> _Records for the exercise_
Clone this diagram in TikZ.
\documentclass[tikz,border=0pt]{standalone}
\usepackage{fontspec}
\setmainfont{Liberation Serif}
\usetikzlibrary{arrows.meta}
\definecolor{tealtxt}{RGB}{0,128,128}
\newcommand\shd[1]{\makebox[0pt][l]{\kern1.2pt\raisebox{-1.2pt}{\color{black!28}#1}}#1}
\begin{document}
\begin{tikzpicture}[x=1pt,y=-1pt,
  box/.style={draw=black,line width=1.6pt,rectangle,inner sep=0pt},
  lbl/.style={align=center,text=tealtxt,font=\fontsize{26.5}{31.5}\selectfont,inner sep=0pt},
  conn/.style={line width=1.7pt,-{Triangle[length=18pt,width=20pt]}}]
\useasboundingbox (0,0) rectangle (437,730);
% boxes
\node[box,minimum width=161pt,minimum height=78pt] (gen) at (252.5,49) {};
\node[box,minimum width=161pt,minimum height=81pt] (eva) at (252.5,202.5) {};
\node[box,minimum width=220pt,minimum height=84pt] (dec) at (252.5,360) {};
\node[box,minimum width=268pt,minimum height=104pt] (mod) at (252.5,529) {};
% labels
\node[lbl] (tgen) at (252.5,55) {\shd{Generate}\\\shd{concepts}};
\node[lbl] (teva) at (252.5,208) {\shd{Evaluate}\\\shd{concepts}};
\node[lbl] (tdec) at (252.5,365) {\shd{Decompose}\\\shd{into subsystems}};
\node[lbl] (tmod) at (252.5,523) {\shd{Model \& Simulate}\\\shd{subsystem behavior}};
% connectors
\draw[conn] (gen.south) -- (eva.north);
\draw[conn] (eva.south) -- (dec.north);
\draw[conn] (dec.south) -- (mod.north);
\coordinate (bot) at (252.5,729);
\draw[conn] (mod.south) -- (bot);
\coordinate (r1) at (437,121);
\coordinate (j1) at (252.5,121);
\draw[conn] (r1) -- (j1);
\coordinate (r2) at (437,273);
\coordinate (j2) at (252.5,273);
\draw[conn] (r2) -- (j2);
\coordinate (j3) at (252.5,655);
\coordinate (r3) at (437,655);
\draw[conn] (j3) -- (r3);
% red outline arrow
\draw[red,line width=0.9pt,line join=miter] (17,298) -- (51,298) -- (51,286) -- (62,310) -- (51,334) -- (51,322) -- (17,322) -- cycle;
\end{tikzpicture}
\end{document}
---
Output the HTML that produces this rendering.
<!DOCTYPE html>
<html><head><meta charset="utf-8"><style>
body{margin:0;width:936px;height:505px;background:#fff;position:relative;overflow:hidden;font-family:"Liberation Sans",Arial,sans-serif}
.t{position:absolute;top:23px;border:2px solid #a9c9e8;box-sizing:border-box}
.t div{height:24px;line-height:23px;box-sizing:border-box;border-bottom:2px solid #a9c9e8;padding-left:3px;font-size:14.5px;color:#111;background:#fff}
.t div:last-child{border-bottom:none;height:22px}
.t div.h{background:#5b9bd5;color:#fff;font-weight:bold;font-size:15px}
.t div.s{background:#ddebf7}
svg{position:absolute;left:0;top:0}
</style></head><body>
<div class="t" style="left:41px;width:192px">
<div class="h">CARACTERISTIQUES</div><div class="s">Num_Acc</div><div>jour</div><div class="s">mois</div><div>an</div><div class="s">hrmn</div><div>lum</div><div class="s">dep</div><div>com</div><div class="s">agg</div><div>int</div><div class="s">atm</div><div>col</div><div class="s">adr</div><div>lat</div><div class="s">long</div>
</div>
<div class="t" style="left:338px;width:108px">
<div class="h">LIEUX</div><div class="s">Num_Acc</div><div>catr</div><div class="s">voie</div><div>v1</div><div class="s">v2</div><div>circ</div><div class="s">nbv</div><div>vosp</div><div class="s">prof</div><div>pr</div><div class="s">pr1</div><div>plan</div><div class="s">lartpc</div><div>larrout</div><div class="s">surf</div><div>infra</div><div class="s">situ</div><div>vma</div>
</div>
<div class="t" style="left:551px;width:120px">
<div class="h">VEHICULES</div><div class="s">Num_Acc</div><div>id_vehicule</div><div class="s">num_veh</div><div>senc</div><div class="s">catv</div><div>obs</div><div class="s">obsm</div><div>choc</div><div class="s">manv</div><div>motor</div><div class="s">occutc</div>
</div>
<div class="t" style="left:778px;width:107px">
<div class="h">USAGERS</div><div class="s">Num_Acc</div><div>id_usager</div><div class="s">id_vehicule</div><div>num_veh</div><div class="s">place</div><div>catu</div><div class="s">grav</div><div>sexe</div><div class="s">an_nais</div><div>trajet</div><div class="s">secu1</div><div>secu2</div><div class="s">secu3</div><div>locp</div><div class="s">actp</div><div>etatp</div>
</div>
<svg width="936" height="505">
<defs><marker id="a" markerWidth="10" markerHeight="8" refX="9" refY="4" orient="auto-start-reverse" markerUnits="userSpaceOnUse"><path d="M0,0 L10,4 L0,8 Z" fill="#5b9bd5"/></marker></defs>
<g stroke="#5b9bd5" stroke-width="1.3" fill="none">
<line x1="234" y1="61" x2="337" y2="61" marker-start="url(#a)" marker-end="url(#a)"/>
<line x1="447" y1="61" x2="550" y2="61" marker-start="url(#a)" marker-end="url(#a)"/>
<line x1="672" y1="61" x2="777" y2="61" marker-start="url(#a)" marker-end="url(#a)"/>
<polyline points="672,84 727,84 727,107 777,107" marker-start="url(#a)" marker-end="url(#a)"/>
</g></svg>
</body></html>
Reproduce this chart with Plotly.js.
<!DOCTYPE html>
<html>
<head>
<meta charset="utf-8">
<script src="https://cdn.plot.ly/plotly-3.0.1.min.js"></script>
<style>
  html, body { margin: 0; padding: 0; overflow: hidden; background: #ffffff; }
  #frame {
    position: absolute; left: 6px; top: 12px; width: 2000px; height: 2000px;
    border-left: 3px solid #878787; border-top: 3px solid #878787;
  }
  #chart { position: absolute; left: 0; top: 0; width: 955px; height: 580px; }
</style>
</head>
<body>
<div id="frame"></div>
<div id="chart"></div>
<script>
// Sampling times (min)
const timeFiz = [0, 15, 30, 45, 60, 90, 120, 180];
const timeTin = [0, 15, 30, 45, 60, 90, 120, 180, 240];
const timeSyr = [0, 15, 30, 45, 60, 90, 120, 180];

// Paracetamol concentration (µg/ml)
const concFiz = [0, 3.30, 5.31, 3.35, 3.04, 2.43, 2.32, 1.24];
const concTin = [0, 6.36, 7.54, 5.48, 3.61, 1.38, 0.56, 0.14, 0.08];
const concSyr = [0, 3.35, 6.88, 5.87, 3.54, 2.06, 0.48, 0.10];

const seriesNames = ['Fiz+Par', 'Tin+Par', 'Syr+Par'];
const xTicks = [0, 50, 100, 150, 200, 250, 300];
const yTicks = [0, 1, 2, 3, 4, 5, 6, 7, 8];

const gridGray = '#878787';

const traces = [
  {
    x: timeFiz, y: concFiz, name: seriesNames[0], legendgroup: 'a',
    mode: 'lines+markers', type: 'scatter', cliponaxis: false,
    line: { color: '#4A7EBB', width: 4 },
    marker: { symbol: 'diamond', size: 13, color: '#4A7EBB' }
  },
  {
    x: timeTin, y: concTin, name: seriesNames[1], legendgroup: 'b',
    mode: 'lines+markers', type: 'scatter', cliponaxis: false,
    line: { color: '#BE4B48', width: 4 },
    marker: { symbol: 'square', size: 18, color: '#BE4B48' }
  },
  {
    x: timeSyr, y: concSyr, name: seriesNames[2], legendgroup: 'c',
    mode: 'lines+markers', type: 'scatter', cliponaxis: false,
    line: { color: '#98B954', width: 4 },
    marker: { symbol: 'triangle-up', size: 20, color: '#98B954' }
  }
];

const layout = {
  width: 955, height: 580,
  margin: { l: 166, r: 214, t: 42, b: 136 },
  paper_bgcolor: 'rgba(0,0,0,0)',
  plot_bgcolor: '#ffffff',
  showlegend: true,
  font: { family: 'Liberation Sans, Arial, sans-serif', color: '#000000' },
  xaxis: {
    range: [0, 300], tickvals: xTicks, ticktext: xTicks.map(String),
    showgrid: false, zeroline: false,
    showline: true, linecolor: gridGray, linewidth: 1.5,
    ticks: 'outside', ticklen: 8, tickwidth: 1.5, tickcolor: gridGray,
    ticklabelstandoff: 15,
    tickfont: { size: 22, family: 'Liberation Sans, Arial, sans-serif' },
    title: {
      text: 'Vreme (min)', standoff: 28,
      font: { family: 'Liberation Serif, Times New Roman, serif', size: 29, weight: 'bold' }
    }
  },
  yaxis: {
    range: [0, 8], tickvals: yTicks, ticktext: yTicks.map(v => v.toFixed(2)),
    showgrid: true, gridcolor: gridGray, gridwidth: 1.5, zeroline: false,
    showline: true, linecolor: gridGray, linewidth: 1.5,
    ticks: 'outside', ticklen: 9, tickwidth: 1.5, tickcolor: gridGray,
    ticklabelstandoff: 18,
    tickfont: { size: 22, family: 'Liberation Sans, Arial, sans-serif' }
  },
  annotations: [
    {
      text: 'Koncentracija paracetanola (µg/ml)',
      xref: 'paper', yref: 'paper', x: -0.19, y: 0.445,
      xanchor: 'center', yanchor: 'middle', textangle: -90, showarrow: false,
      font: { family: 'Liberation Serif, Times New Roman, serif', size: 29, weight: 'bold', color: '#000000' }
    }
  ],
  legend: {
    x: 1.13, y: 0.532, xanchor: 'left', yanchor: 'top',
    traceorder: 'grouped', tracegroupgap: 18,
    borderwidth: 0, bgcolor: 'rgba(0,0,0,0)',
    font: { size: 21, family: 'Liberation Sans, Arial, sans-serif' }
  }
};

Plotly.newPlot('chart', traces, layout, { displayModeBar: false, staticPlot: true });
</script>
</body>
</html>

> _Problem requirements_
Determine how many of the lines above hold the word "this", and output that number by itself.

> _Exercise output_
3